Pianaùra & Troiana valley (TN)

Massone di Arco, Trento


In 1988, Franco Bonomi have found the rock engravings of Pianaura. In 2007, the area was set up and inserted into a historical-naturalistic track by the Autonomous Province of Trento and the Municipality of Arco with the collaboration of Muse.

The engraved smooth surface is at the base of a rock shelter, located in a narrow valley along a road that, in the past, was an important connection between the Arco valley, the settlements on the slopes of Mount Stivo and Drena castle. The extension and the numerous engravings of Pianaura shelter make it one of the richest and most complex rock art sites of Trentino – Alto Adige. Thanks to the covering shelter the preservation of the figures it is exceptional, considering also the solubility of the limestone support. Equally extraordinary are the variety of execution techniques, the amount of engravings, their typological variability, and the overlapping of figures that reveal an execution diachronicity.

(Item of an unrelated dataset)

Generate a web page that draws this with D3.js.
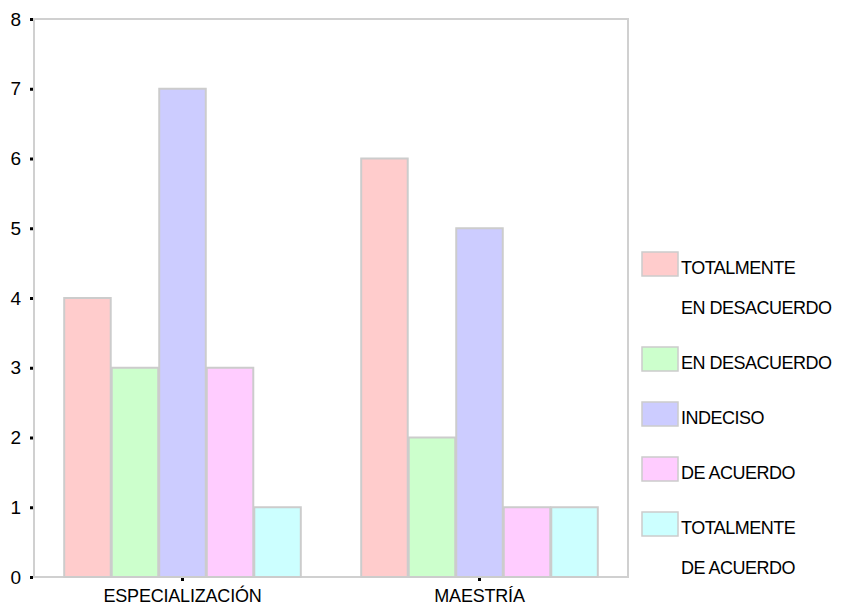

Since 2011, the “B.Bagolini” Laboratory of the Humanities Department of University of Trento has set up a project for the documentation of the sites and engravings of Troiana valley and in particular of the area of Nogaiole and the shelter of Pianaura.

The work program provides complete documentation of all engravings using various techniques: contact, frottage, photographic, topographic, 2D photogrammetric survey, … all integrated and processed in a GIS platform through georeferencing of products, vector tracking of the figures and their cataloging in a specific database. The project has created a kind of experimental laboratory for the development of a protocol for the documentation of rock art. Nicola Pedergnana’s degree thesis also takes into account the historical, ethnographic context of religious manifestations and the viability linked to the Pianaura site.

On the large blackboard of Pianaura (approx. 30×2.5), 3D photogrammetric modeling techniques were applied for the realization of virtual three-dimensional surfaces that allow the virtual preservation of the object and the study of large-scale engravings to understand the overlapping of the signs (stratigraphy). Again, the shelter was taken as a case study for the comparison of various 3D techniques: Structure From Motion and Stereofotogrammetry thanks to the collaboration between the Universities of Trento and Cagliari, Department of Electrical and Electronic Engineering (DIEE) and Department of Mathematics and Informatics (Carla Mannu, Giuseppe Rodriguez, Massimo Vanzi) – see 3D.

The stratigraphic analysis of rock carvings, the interpretation of the signs, the function of the site and its historical territorial contextualization constitute the ultimate purpose of this study.